Wygląda na to, że autorka serii o Harrym Potterze nie zna powiedzenia mówiącego, że jeśli dwie osoby mówią Ci, że jesteś pijany, to powinieneś iść do domu.
Minęły lata, odkąd wypowiedzi J.K. Rowling na temat społeczności trans odbiły się przykrym echem w jej mediach społecznościowych, przez co wielu fanów sagi przestało ją śledzić, a wielu deklaruje nawet, że nie ogląda ani nie czyta już niczego związanego z serią Wizarding World.

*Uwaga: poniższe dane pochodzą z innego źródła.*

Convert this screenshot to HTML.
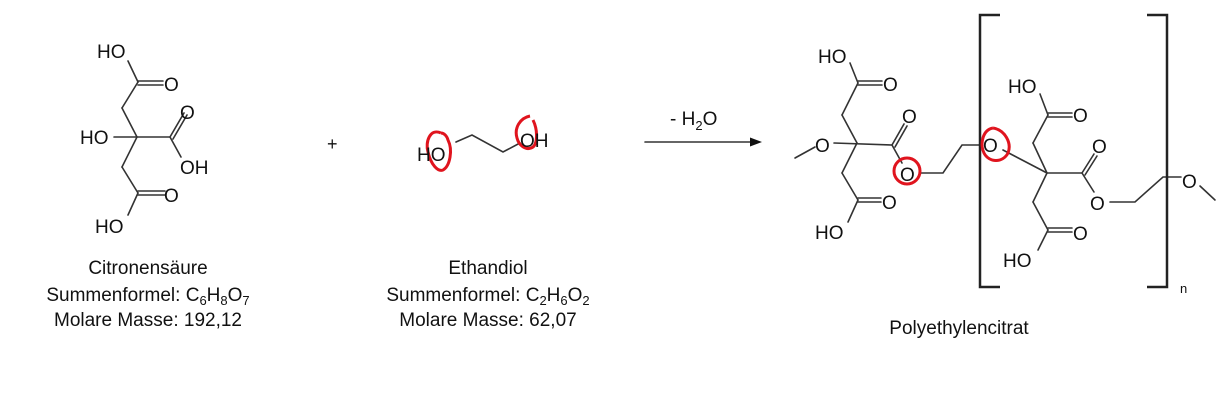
<!DOCTYPE html>
<html><head><meta charset="utf-8"><style>
html,body{margin:0;padding:0;background:#fff;}
svg{display:block;}
text{font-family:"Liberation Sans",Arial,sans-serif;fill:#111;}
.a{font-size:19px;}
.l{font-size:19px;}
</style></head><body>
<svg width="1232" height="404" viewBox="0 0 1232 404" xmlns="http://www.w3.org/2000/svg">
<g stroke="#333" stroke-width="1.6" fill="none" stroke-linecap="round">
<!-- citric acid -->
<line x1="128" y1="61" x2="138" y2="82"/>
<line x1="138" y1="81" x2="163" y2="81"/><line x1="138" y1="85" x2="163" y2="85"/>
<line x1="138" y1="82" x2="122" y2="108"/>
<line x1="122" y1="108" x2="137" y2="137"/>
<line x1="114" y1="137" x2="170" y2="137"/>
<line x1="170" y1="137" x2="184" y2="113"/><line x1="173" y1="139" x2="187" y2="115"/>
<line x1="170" y1="137" x2="181" y2="157"/>
<line x1="137" y1="137" x2="122" y2="167"/>
<line x1="122" y1="167" x2="138" y2="193"/>
<line x1="138" y1="191" x2="165" y2="191"/><line x1="138" y1="195" x2="165" y2="195"/>
<line x1="138" y1="193" x2="128" y2="215"/>
<!-- ethandiol -->
<polyline points="456,142 472,135 503,152 520,143"/>
<!-- arrow -->
<line x1="645" y1="142" x2="755" y2="142"/>
<!-- polymer left unit -->
<line x1="795" y1="158" x2="815" y2="147"/>
<line x1="834" y1="143" x2="892" y2="145"/>
<line x1="850" y1="63" x2="858" y2="83"/>
<line x1="858" y1="81" x2="882" y2="81"/><line x1="858" y1="85" x2="882" y2="85"/>
<line x1="858" y1="83" x2="842" y2="115"/>
<line x1="842" y1="115" x2="857" y2="143"/>
<line x1="892" y1="145" x2="904" y2="124"/><line x1="895" y1="147" x2="907" y2="126"/>
<line x1="892" y1="145" x2="902" y2="163"/>
<line x1="857" y1="143" x2="842" y2="173"/>
<line x1="842" y1="173" x2="858" y2="200"/>
<line x1="858" y1="198" x2="881" y2="198"/><line x1="858" y1="202" x2="881" y2="202"/>
<line x1="858" y1="200" x2="848" y2="222"/>
<polyline points="921,173 943,173 962,145 980,145"/>
<!-- polymer repeat unit -->
<line x1="1003" y1="150" x2="1047" y2="173"/>
<line x1="1047" y1="173" x2="1033" y2="143"/>
<line x1="1033" y1="143" x2="1048" y2="115"/>
<line x1="1048" y1="113" x2="1072" y2="113"/><line x1="1048" y1="117" x2="1072" y2="117"/>
<line x1="1048" y1="115" x2="1040" y2="94"/>
<line x1="1047" y1="173" x2="1082" y2="173"/>
<line x1="1082" y1="173" x2="1094" y2="154"/><line x1="1085" y1="175" x2="1097" y2="156"/>
<line x1="1082" y1="173" x2="1094" y2="192"/>
<polyline points="1110,202 1135,202 1163,177 1181,177"/>
<line x1="1200" y1="186" x2="1215" y2="200"/>
<line x1="1047" y1="173" x2="1033" y2="202"/>
<line x1="1033" y1="202" x2="1048" y2="230"/>
<line x1="1048" y1="228" x2="1072" y2="228"/><line x1="1048" y1="232" x2="1072" y2="232"/>
<line x1="1048" y1="230" x2="1038" y2="250"/>
</g>
<polygon points="762,142 750,137.5 750,146.5" fill="#111"/>
<g stroke="#222" stroke-width="2.5" fill="none">
<polyline points="1000,15 980,15 980,287 1000,287"/>
<polyline points="1147,15 1167,15 1167,287 1147,287"/>
</g>
<!-- red circles -->
<g stroke="#e0141e" stroke-width="3" fill="none">
<path d="M441,133 C430,128 425,142 428,152 C431,165 438,172 443,170 C450,166 453,150 448,140 C447,136 444,133 441,133"/>
<path d="M530,116 C520,118 514,128 517,138 C519,146 526,150 531,148 C538,146 538,130 533,120"/>
<ellipse cx="907" cy="171" rx="13" ry="13"/>
<path d="M993,128 C982,130 980,145 984,153 C989,163 1003,163 1008,153 C1012,143 1005,130 993,128"/>
</g>
<!-- atom labels -->
<g class="a">
<text x="97" y="58">HO</text>
<text x="164" y="91">O</text>
<text x="80" y="144">HO</text>
<text x="180" y="119">O</text>
<text x="180" y="174">OH</text>
<text x="164" y="202">O</text>
<text x="95" y="233">HO</text>
<text x="417" y="161">HO</text>
<text x="520" y="147">OH</text>
<text x="818" y="63">HO</text>
<text x="883" y="91">O</text>
<text x="815" y="152">O</text>
<text x="902" y="123">O</text>
<text x="900" y="181">O</text>
<text x="882" y="209">O</text>
<text x="815" y="239">HO</text>
<text x="983" y="152">O</text>
<text x="1008" y="93">HO</text>
<text x="1073" y="122">O</text>
<text x="1092" y="153">O</text>
<text x="1090" y="210">O</text>
<text x="1182" y="188">O</text>
<text x="1073" y="240">O</text>
<text x="1003" y="267">HO</text>
</g>
<text x="1180" y="293" font-size="13">n</text>
<text x="327" y="150" font-size="18">+</text>
<text x="670" y="125" font-size="19">- H<tspan font-size="13" dy="5">2</tspan><tspan dy="-5">O</tspan></text>
<!-- captions -->
<g class="l" text-anchor="middle">
<text x="148" y="274">Citronensäure</text>
<text x="148" y="301">Summenformel: C<tspan font-size="13" dy="4">6</tspan><tspan dy="-4">H</tspan><tspan font-size="13" dy="4">8</tspan><tspan dy="-4">O</tspan><tspan font-size="13" dy="4">7</tspan></text>
<text x="148" y="326">Molare Masse: 192,12</text>
<text x="488" y="274">Ethandiol</text>
<text x="488" y="301">Summenformel: C<tspan font-size="13" dy="4">2</tspan><tspan dy="-4">H</tspan><tspan font-size="13" dy="4">6</tspan><tspan dy="-4">O</tspan><tspan font-size="13" dy="4">2</tspan></text>
<text x="488" y="326">Molare Masse: 62,07</text>
<text x="959" y="334">Polyethylencitrat</text>
</g>
</svg>
</body></html>
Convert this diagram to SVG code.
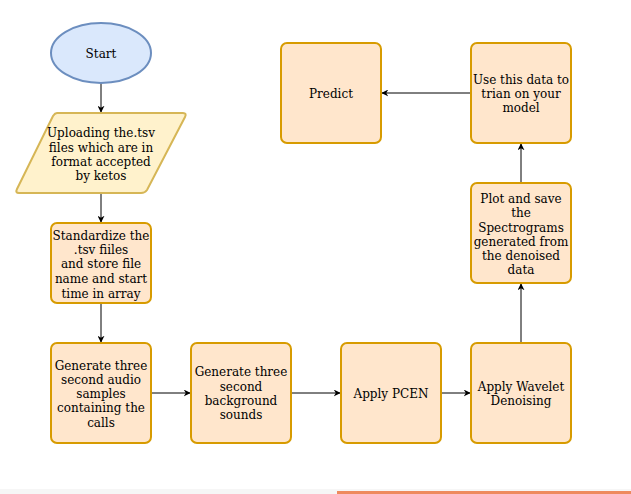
<svg xmlns="http://www.w3.org/2000/svg" width="631" height="494" viewBox="0 0 631 494">
<style>
text{font-family:"DejaVu Serif",serif;font-size:12px;fill:#000;text-anchor:middle}
.box{fill:#ffe6cc;stroke:#d79b00;stroke-width:2}
.edge{stroke:#000;stroke-width:1;fill:none}
</style>
<defs>
<marker id="arr" viewBox="0 0 10 10" refX="9" refY="5" markerWidth="7" markerHeight="7" markerUnits="userSpaceOnUse" orient="auto">
<path d="M0,0 L10,5 L0,10 L3,5 Z" fill="#000"/>
</marker>
</defs>
<rect x="0" y="0" width="631" height="494" fill="#fff"/>
<rect x="0" y="489" width="631" height="5" fill="#f6f6f6"/>
<rect x="337" y="491" width="294" height="3" fill="#ee8a5e"/>
<g id="connectors">
<line class="edge" x1="101" y1="83" x2="101" y2="112" marker-end="url(#arr)"/>
<line class="edge" x1="101" y1="193" x2="101" y2="222" marker-end="url(#arr)"/>
<line class="edge" x1="101" y1="303" x2="101" y2="342" marker-end="url(#arr)"/>
<line class="edge" x1="151" y1="393" x2="190" y2="393" marker-end="url(#arr)"/>
<line class="edge" x1="291" y1="393" x2="340" y2="393" marker-end="url(#arr)"/>
<line class="edge" x1="441" y1="393" x2="470" y2="393" marker-end="url(#arr)"/>
<line class="edge" x1="521" y1="343" x2="521" y2="284" marker-end="url(#arr)"/>
<line class="edge" x1="521" y1="183" x2="521" y2="144" marker-end="url(#arr)"/>
<line class="edge" x1="471" y1="93" x2="382" y2="93" marker-end="url(#arr)"/>
</g>
<g id="start">
<ellipse cx="101" cy="53" rx="50" ry="30" fill="#dae8fc" stroke="#6c8ebf" stroke-width="2"/>
<text x="101" y="58">Start</text>
</g>
<g id="upload">
<path d="M57,113 L183,113 Q187,113 185,117 L147,190 Q145,193 141,193 L19,193 Q15,193 17,189 L53,116 Q55,113 57,113 Z" fill="#fff2cc" stroke="#d6b656" stroke-width="2"/>
<text x="101" y="137">Uploading the.tsv</text>
<text x="101" y="152">files which are in</text>
<text x="101" y="166">format accepted</text>
<text x="101" y="180">by ketos</text>
</g>
<g id="standardize">
<rect class="box" x="51" y="223" width="100" height="80" rx="6"/>
<text x="101" y="240">Standardize the</text>
<text x="101" y="254">.tsv fiiles</text>
<text x="101" y="268">and store file</text>
<text x="101" y="283">name and start</text>
<text x="101" y="298">time in array</text>
</g>
<g id="gen-calls">
<rect class="box" x="51" y="343" width="100" height="100" rx="6"/>
<text x="101" y="370">Generate three</text>
<text x="101" y="384">second audio</text>
<text x="101" y="398">samples</text>
<text x="101" y="412">containing the</text>
<text x="101" y="427">calls</text>
</g>
<g id="gen-bg">
<rect class="box" x="191" y="343" width="100" height="100" rx="6"/>
<text x="241" y="376">Generate three</text>
<text x="241" y="391">second</text>
<text x="241" y="405">background</text>
<text x="241" y="419">sounds</text>
</g>
<g id="pcen">
<rect class="box" x="341" y="343" width="100" height="100" rx="6"/>
<text x="391" y="398">Apply PCEN</text>
</g>
<g id="wavelet">
<rect class="box" x="471" y="343" width="100" height="100" rx="6"/>
<text x="521" y="391">Apply Wavelet</text>
<text x="521" y="405">Denoising</text>
</g>
<g id="plot">
<rect class="box" x="471" y="183" width="100" height="100" rx="6"/>
<text x="521" y="203">Plot and save</text>
<text x="521" y="217">the</text>
<text x="521" y="232">Spectrograms</text>
<text x="521" y="246">generated from</text>
<text x="521" y="260">the denoised</text>
<text x="521" y="274">data</text>
</g>
<g id="train">
<rect class="box" x="471" y="43" width="100" height="100" rx="6"/>
<text x="521" y="84">Use this data to</text>
<text x="521" y="98">trian on your</text>
<text x="521" y="112">model</text>
</g>
<g id="predict">
<rect class="box" x="281" y="43" width="100" height="100" rx="6"/>
<text x="331" y="98">Predict</text>
</g>
</svg>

Debata wciąż się nie kończy, niektórzy fani nadal kłócą się z Rowling, a inni jej bronią. Swoje opinie wyraziło również wielu aktorów, którzy wystąpili w kultowych już filmach i nie stoją oni po tej samej stronie, co ukochana onegdaj pisarka. Rowling odsunęła się więc od stworzonego świata, nie uczestniczyła nawet w świętowaniu 20. rocznicy serii.
W ostatnich tygodniach Rowling wróciła do tematu wraz z premierą podcastu The Witch Trials of J.K. Rowling, którego gospodarzem jest Megan Phelps-Roper – amerykańską działaczkę polityczną, byłą członkinię i rzeczniczkę Kościoła Baptystów Westboro, kalwińskiej sekty chrześcijańskiej, sklasyfikowanej przez niektóre organizacje jako grupa nienawiści. W podcaście obie Panie analizują niektóre z najbardziej kontrowersyjnych konfliktów w życiu i karierze autorki.
Jak mówi Rowling, skala reakcji ją zaskoczyła. Autorka została określona przez wielu terminem „TERF”, co oznacza „radykalną feministkę wykluczającą trans”, a także porównano ją do Adolfa Hitlera i nazistowskiego reżimu. Wielu byłych już fanów krytykowało Rowling i twierdziło, że będą bojkotować serię o Harrym Potterze tak długo, jak długo ta będzie w nią zaangażowana. Chociaż Rowling mówi, że po jej stronie było wielu fanów wysyłających tysiące wiadomości wsparcia, przyznaje, że ta reakcja mocno na nią wpłynęła.
Mnóstwo fanów Pottera wciąż było ze mną. I w rzeczywistości mnóstwo fanów Pottera było wdzięcznych za to, co powiedziałam. Osobiście nie było to zabawne i czasami bałam się o własne bezpieczeństwo i, w przeważającej mierze, o bezpieczeństwo mojej rodziny. Czas powie, czy się mylę. Mogę tylko powiedzieć, że myślałam o tym głęboko, ciężko i długo i słuchałam, obiecuję, drugiej strony.
Rowling w przedziwny sposób tłumaczy również skąd wiedziała, że je fani będą niezadowoleni z jej wypowiedzi, sama w pewien sposób stwierdzając, że nie stoi po dobrej stronie:
Absolutnie wiedziałam, że jeśli się odezwę, wielu ludzi, którzy kochali moje książki, będzie ze mnie głęboko niezadowolonych. Wiedziałam to. Wiedziałam, ponieważ widziałam, że wierzyli, że żyją zgodnie z wartościami, które wyznawałam w tych książkach. Wierzyli, że walczą o słabszych i o sprawiedliwość.
W jednym z odcinków podcastu Rowling powiedziała, że „nigdy nie zamierzała nikogo skrzywdzić”, kiedy brała udział w debacie dotyczącej tożsamości płciowej i że nie żałuje ani jednego słowa, które napisała:
Podtrzymuję każde słowo, które tam napisałam, ale pytanie brzmi: jaka jest prawda?